When a sphere rolls down an inclined plane, it possesses both translational and rotational kinetic energy. To determine the percentage of the total energy that is rotational, we need to analyze the energy distribution between these two forms of motion. Let's break this down step by step.
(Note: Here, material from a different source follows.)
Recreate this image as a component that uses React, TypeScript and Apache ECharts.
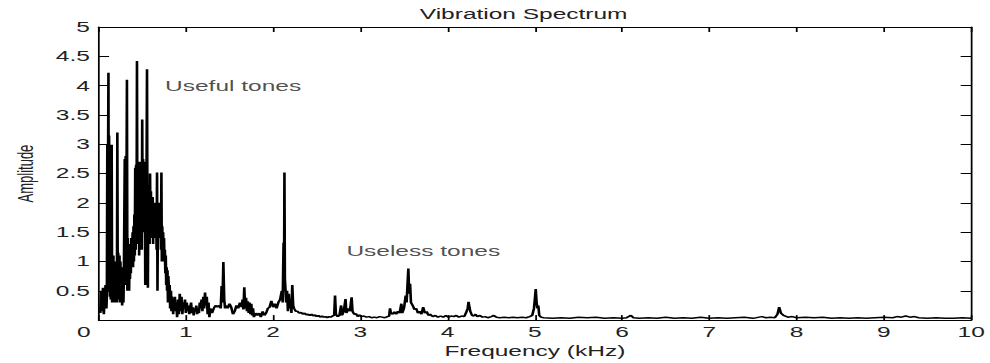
import React, { useEffect, useRef } from "react";
import * as echarts from "echarts";

// ---- data (frequency kHz, amplitude) ----
const lowBand: [number, number][] = [
  [0.02, 0.12], [0.03, 0.5], [0.04, 0.15], [0.05, 0.55], [0.06, 0.1], [0.07, 0.35], [0.08, 0.6], [0.09, 0.2], [0.095, 0.45],
  [0.1, 3.0], [0.105, 0.6], [0.11, 3.2], [0.113, 4.22], [0.117, 0.5], [0.12, 3.15], [0.125, 2.6],
  [0.13, 0.4], [0.135, 0.8], [0.14, 0.35], [0.15, 2.99], [0.155, 0.3], [0.16, 0.9], [0.165, 0.4], [0.17, 1.1], [0.175, 0.35],
  [0.18, 0.8], [0.185, 0.3], [0.19, 1.0], [0.195, 0.5], [0.2, 0.9], [0.21, 0.3], [0.215, 3.2], [0.22, 0.5], [0.225, 1.15],
  [0.23, 0.35], [0.24, 1.1], [0.245, 0.3], [0.25, 1.0], [0.26, 0.4], [0.265, 0.9], [0.27, 0.25], [0.28, 0.6], [0.285, 0.3], [0.29, 0.8],
  [0.3, 2.75], [0.305, 0.8], [0.31, 2.8], [0.315, 0.6], [0.32, 2.4], [0.325, 4.1], [0.33, 0.5],
  [0.335, 1.4], [0.34, 0.6], [0.345, 1.3], [0.35, 0.5], [0.355, 1.2], [0.36, 0.7], [0.365, 1.3], [0.37, 0.8], [0.375, 1.4],
  [0.38, 0.9], [0.39, 1.5], [0.395, 0.9], [0.4, 1.6], [0.405, 1.0], [0.41, 1.8],
  [0.415, 1.1], [0.42, 2.6], [0.425, 1.2], [0.43, 2.65], [0.435, 1.5], [0.44, 4.42], [0.445, 1.3], [0.45, 2.7], [0.455, 1.6],
  [0.46, 2.5], [0.465, 1.1], [0.47, 2.4], [0.475, 1.7], [0.48, 2.7], [0.485, 1.5], [0.49, 2.6], [0.495, 1.2], [0.5, 3.42],
  [0.505, 1.6], [0.51, 2.75], [0.515, 1.5], [0.52, 2.5], [0.525, 1.7], [0.53, 2.7], [0.535, 0.6], [0.54, 2.4], [0.545, 1.8],
  [0.55, 2.6], [0.555, 4.28], [0.56, 1.5], [0.565, 0.55], [0.57, 2.2], [0.575, 1.6], [0.58, 2.3], [0.585, 1.3], [0.59, 2.5],
  [0.595, 1.6], [0.6, 2.2], [0.605, 1.4], [0.61, 2.0], [0.615, 1.5], [0.62, 2.1], [0.625, 1.3], [0.63, 1.9], [0.635, 1.5],
  [0.64, 2.0], [0.645, 1.4], [0.65, 1.8], [0.655, 1.5], [0.66, 1.9],
  [0.665, 1.2], [0.67, 2.52], [0.675, 0.5], [0.68, 1.8], [0.685, 1.4], [0.69, 1.9], [0.695, 1.5], [0.7, 2.0], [0.705, 1.4],
  [0.71, 1.9], [0.715, 1.2], [0.72, 2.52], [0.725, 1.0], [0.73, 1.6], [0.735, 1.1], [0.74, 1.5], [0.745, 1.0], [0.75, 1.4],
  [0.755, 1.0], [0.76, 1.2],
  [0.765, 0.8], [0.77, 1.1], [0.775, 0.6], [0.78, 0.9], [0.785, 0.5], [0.79, 0.85], [0.795, 0.3], [0.8, 0.75], [0.81, 0.35],
  [0.815, 0.6], [0.82, 0.2], [0.83, 0.5], [0.835, 0.15], [0.84, 0.4], [0.85, 0.3], [0.855, 0.1], [0.86, 0.35], [0.87, 0.2],
  [0.875, 0.4], [0.88, 0.15], [0.89, 0.3], [0.9, 0.05], [0.91, 0.35], [0.92, 0.1], [0.93, 0.45], [0.94, 0.15], [0.95, 0.4],
  [0.96, 0.1], [0.97, 0.3], [0.98, 0.2], [0.99, 0.35], [1.0, 0.12],
];

const midBand: [number, number][] = [
  [1.01, 0.3], [1.02, 0.15], [1.03, 0.25], [1.04, 0.1], [1.05, 0.2], [1.06, 0.3], [1.07, 0.12], [1.08, 0.22], [1.09, 0.08],
  [1.1, 0.2], [1.11, 0.15], [1.12, 0.25], [1.13, 0.1], [1.14, 0.2], [1.15, 0.12], [1.16, 0.3], [1.17, 0.2], [1.18, 0.35],
  [1.19, 0.15], [1.2, 0.4], [1.21, 0.2], [1.22, 0.47], [1.23, 0.25], [1.24, 0.4], [1.25, 0.1], [1.26, 0.3], [1.27, 0.05],
  [1.28, 0.2], [1.3, 0.12], [1.32, 0.2], [1.34, 0.25], [1.36, 0.22], [1.38, 0.25], [1.4, 0.2], [1.41, 0.58], [1.42, 0.3],
  [1.43, 0.99], [1.44, 0.35], [1.45, 0.2], [1.46, 0.25], [1.48, 0.2], [1.5, 0.28], [1.52, 0.22], [1.54, 0.1], [1.56, 0.15],
  [1.58, 0.25], [1.6, 0.2], [1.62, 0.3], [1.64, 0.22], [1.65, 0.35], [1.66, 0.18], [1.67, 0.56], [1.68, 0.2], [1.69, 0.38],
  [1.7, 0.15], [1.71, 0.32], [1.72, 0.12], [1.73, 0.3], [1.74, 0.1], [1.75, 0.28], [1.76, 0.08], [1.77, 0.2], [1.78, 0.05],
  [1.8, 0.12], [1.82, 0.08], [1.84, 0.12], [1.86, 0.05], [1.88, 0.15], [1.9, 0.08], [1.92, 0.12], [1.94, 0.2], [1.96, 0.22],
  [1.98, 0.33], [2.0, 0.22], [2.02, 0.28], [2.04, 0.2], [2.06, 0.3], [2.08, 0.35], [2.1, 0.5], [2.11, 0.3], [2.12, 1.32],
  [2.125, 0.5], [2.13, 2.52], [2.135, 0.7], [2.14, 0.58], [2.15, 0.3], [2.16, 0.5], [2.17, 0.15], [2.18, 0.45], [2.19, 0.2],
  [2.2, 0.35], [2.21, 0.12], [2.22, 0.6], [2.23, 0.25], [2.24, 0.2], [2.26, 0.15], [2.28, 0.15], [2.3, 0.12], [2.32, 0.13],
  [2.34, 0.1], [2.36, 0.12], [2.38, 0.09], [2.4, 0.1], [2.42, 0.08], [2.44, 0.1], [2.46, 0.07], [2.48, 0.09], [2.5, 0.06],
  [2.52, 0.08], [2.54, 0.05], [2.56, 0.07], [2.58, 0.05], [2.6, 0.06], [2.62, 0.04], [2.64, 0.06], [2.66, 0.05], [2.68, 0.07],
];

const upperBand: [number, number][] = [
  [2.7, 0.08], [2.71, 0.42], [2.72, 0.1], [2.74, 0.06], [2.76, 0.08], [2.78, 0.25], [2.79, 0.08], [2.81, 0.15], [2.83, 0.36],
  [2.84, 0.12], [2.86, 0.2], [2.88, 0.15], [2.9, 0.39], [2.91, 0.15], [2.93, 0.1], [2.95, 0.11], [2.97, 0.06], [2.99, 0.09],
  [3.01, 0.06], [3.04, 0.07], [3.07, 0.05], [3.1, 0.06], [3.13, 0.04], [3.16, 0.05], [3.19, 0.04], [3.22, 0.06], [3.25, 0.05],
  [3.28, 0.04], [3.31, 0.06], [3.33, 0.07], [3.34, 0.2], [3.35, 0.12], [3.37, 0.1], [3.39, 0.14], [3.41, 0.1], [3.43, 0.15],
  [3.45, 0.12], [3.47, 0.28], [3.48, 0.12], [3.5, 0.2], [3.52, 0.42], [3.53, 0.3], [3.55, 0.88], [3.56, 0.45], [3.57, 0.62],
  [3.58, 0.3], [3.6, 0.25], [3.62, 0.18], [3.64, 0.2], [3.66, 0.12], [3.68, 0.15], [3.7, 0.1], [3.72, 0.22], [3.74, 0.12],
  [3.76, 0.15], [3.78, 0.08], [3.8, 0.1], [3.83, 0.06], [3.86, 0.08], [3.89, 0.05], [3.92, 0.07], [3.95, 0.05], [3.98, 0.08],
  [4.01, 0.05], [4.04, 0.07], [4.07, 0.06], [4.1, 0.08], [4.13, 0.05], [4.16, 0.07], [4.19, 0.06], [4.21, 0.12], [4.23, 0.2],
  [4.24, 0.31], [4.25, 0.22], [4.26, 0.15], [4.28, 0.08], [4.3, 0.07], [4.32, 0.1], [4.34, 0.06], [4.37, 0.08], [4.4, 0.05],
  [4.43, 0.06], [4.46, 0.04], [4.5, 0.06], [4.53, 0.08], [4.56, 0.05], [4.6, 0.04], [4.65, 0.05], [4.7, 0.04], [4.75, 0.05],
  [4.8, 0.04], [4.85, 0.05], [4.9, 0.04], [4.94, 0.06], [4.97, 0.08], [4.99, 0.2], [5.0, 0.36], [5.01, 0.53], [5.02, 0.3],
  [5.03, 0.2], [5.04, 0.25], [5.05, 0.08], [5.07, 0.05],
];

const tailBand: [number, number][] = [
  [5.1, 0.04], [5.2, 0.03], [5.3, 0.04], [5.4, 0.03], [5.5, 0.05], [5.6, 0.04], [5.7, 0.05], [5.8, 0.03], [5.9, 0.04],
  [6.0, 0.03], [6.05, 0.04], [6.1, 0.08], [6.13, 0.04], [6.2, 0.03], [6.3, 0.04], [6.4, 0.03], [6.5, 0.05], [6.6, 0.03],
  [6.7, 0.04], [6.8, 0.03], [6.9, 0.05], [7.0, 0.03], [7.1, 0.04], [7.2, 0.03], [7.3, 0.04], [7.4, 0.05], [7.5, 0.03],
  [7.6, 0.06], [7.65, 0.04], [7.7, 0.05], [7.75, 0.04], [7.78, 0.1], [7.8, 0.22], [7.82, 0.12], [7.85, 0.08], [7.9, 0.05],
  [7.95, 0.06], [8.0, 0.04], [8.1, 0.05], [8.2, 0.04], [8.3, 0.05], [8.4, 0.03], [8.5, 0.04], [8.6, 0.03], [8.7, 0.04],
  [8.8, 0.03], [8.9, 0.04], [9.0, 0.05], [9.1, 0.04], [9.15, 0.06], [9.2, 0.05], [9.25, 0.07], [9.3, 0.05], [9.35, 0.06],
  [9.4, 0.04], [9.5, 0.03], [9.6, 0.04], [9.7, 0.03], [9.8, 0.03], [9.9, 0.04], [10.0, 0.03],
];

const annotationTexts = ["Useful tones", "Useless tones"];
const annotationPoints: [number, number][] = [[0.752, 3.99], [2.83, 1.17]];

const CHART_W = 566;
const CHART_H = 363;
const STRETCH = 990 / CHART_W;

export default function App() {
  const ref = useRef<HTMLDivElement>(null);

  useEffect(() => {
    if (!ref.current) return;
    const chart = echarts.init(ref.current, null, { renderer: "svg", width: CHART_W, height: CHART_H });
    const font = "Liberation Sans, Arial, Helvetica, sans-serif";
    const txt = "#222";
    const spectrum = [...lowBand, ...midBand, ...upperBand, ...tailBand];
    const baseAxisLine = { show: true, onZero: false, lineStyle: { color: "#000", width: 1 } };

    chart.setOption({
      animation: false,
      backgroundColor: "#fff",
      title: {
        text: "Vibration Spectrum",
        left: 240,
        top: 7,
        padding: 0,
        textStyle: { fontFamily: font, fontSize: 14, fontWeight: "normal", color: txt },
      },
      grid: { left: 55, right: 7, top: 27, bottom: 38, containLabel: false },
      xAxis: [
        {
          type: "value",
          min: 0,
          max: 10,
          interval: 1,
          position: "bottom",
          name: "Frequency (kHz)",
          nameLocation: "middle",
          nameGap: 21,
          nameTextStyle: { fontFamily: font, fontSize: 14, color: txt },
          axisLine: baseAxisLine,
          axisTick: { show: true, inside: true, length: 5, lineStyle: { color: "#000" } },
          axisLabel: {
            show: true,
            margin: 5,
            fontFamily: font,
            fontSize: 14,
            color: txt,
            formatter: (v: number) => (v === 0 ? "{z|0}" : String(v)),
            rich: { z: { fontFamily: font, fontSize: 14, color: txt, padding: [0, 17, 0, 0] } },
          },
          splitLine: { show: false },
        },
        {
          type: "value",
          min: 0,
          max: 10,
          interval: 1,
          position: "top",
          axisLine: baseAxisLine,
          axisTick: { show: true, inside: true, length: 5, lineStyle: { color: "#000" } },
          axisLabel: { show: false },
          splitLine: { show: false },
        },
      ],
      yAxis: [
        {
          type: "value",
          min: 0,
          max: 5,
          interval: 0.5,
          position: "left",
          name: "Amplitude",
          nameLocation: "middle",
          nameRotate: 90,
          nameGap: 35,
          nameTextStyle: { fontFamily: font, fontSize: 13, color: txt },
          axisLine: baseAxisLine,
          axisTick: { show: true, inside: true, length: 6, lineStyle: { color: "#000" } },
          axisLabel: {
            show: true,
            margin: 5,
            fontFamily: font,
            fontSize: 14,
            color: txt,
            formatter: (v: number) => (v === 0 ? "" : String(v)),
          },
          splitLine: { show: false },
        },
        {
          type: "value",
          min: 0,
          max: 5,
          interval: 0.5,
          position: "right",
          axisLine: baseAxisLine,
          axisTick: { show: true, inside: true, length: 6, lineStyle: { color: "#000" } },
          axisLabel: { show: false },
          splitLine: { show: false },
        },
      ],
      series: [
        {
          type: "line",
          name: "Spectrum",
          xAxisIndex: 0,
          yAxisIndex: 0,
          data: spectrum,
          symbol: "none",
          showSymbol: false,
          silent: true,
          lineStyle: { color: "#000", width: 1.5 },
        },
        {
          type: "scatter",
          name: "Notes",
          xAxisIndex: 0,
          yAxisIndex: 0,
          silent: true,
          symbolSize: 1,
          itemStyle: { color: "rgba(0,0,0,0)" },
          data: annotationPoints.map((p, i) => ({ value: p, name: annotationTexts[i] })),
          label: {
            show: true,
            position: "right",
            distance: 0,
            formatter: (p: any) => p.name,
            fontFamily: font,
            fontSize: 14,
            color: txt,
          },
        },
      ],
    });

    return () => chart.dispose();
  }, []);

  return (
    <div
      style={{
        position: "fixed",
        left: 0,
        top: 0,
        width: 990,
        height: CHART_H,
        overflow: "hidden",
        background: "#fff",
      }}
    >
      <div
        ref={ref}
        style={{
          width: CHART_W,
          height: CHART_H,
          transform: `scaleX(${STRETCH})`,
          transformOrigin: "0 0",
        }}
      />
    </div>
  );
}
Understanding the Energy Components

As the sphere rolls down the incline, it converts gravitational potential energy into kinetic energy. This kinetic energy can be divided into two parts:

  • Translational Kinetic Energy (TKE): This is the energy due to the motion of the center of mass of the sphere, given by the formula:
  • TKE = (1/2)mv²

  • Rotational Kinetic Energy (RKE): This is the energy due to the rotation of the sphere around its center of mass, expressed as:
  • RKE = (1/2)Iω²

Relating Linear and Angular Quantities

For a sphere rolling without slipping, there is a relationship between the linear velocity (v) of the center of mass and the angular velocity (ω) of the sphere:

v = rω

Here, r is the radius of the sphere. The moment of inertia (I) for a solid sphere is given by:

I = (2/5)mr²

Calculating Total Energy

When the sphere rolls down the incline, the total mechanical energy (E_total) at any point can be expressed as:

E_total = TKE + RKE

Substituting the expressions for TKE and RKE, we have:

E_total = (1/2)mv² + (1/2)Iω²

Now, substituting I and using the relationship between v and ω:

E_total = (1/2)mv² + (1/2)((2/5)mr²)(v/r)²

E_total = (1/2)mv² + (1/5)mv²

E_total = (1/2 + 1/5)mv² = (5/10 + 2/10)mv² = (7/10)mv²

Finding the Percentage of Rotational Energy

Now, we can find the percentage of the total energy that is rotational:

RKE = (1/5)mv²

Percentage of rotational energy = (RKE / E_total) × 100

Percentage of rotational energy = [(1/5)mv² / (7/10)mv²] × 100

Notice that the mass (m) and velocity squared (v²) cancel out:

Percentage of rotational energy = [(1/5) / (7/10)] × 100 = (2/7) × 100 ≈ 28.57%

Final Thoughts

Thus, when a solid sphere rolls down an inclined plane, approximately 28.57% of the total energy is rotational. This analysis highlights the interplay between translational and rotational motion, showcasing how energy is conserved and transformed in a rolling object.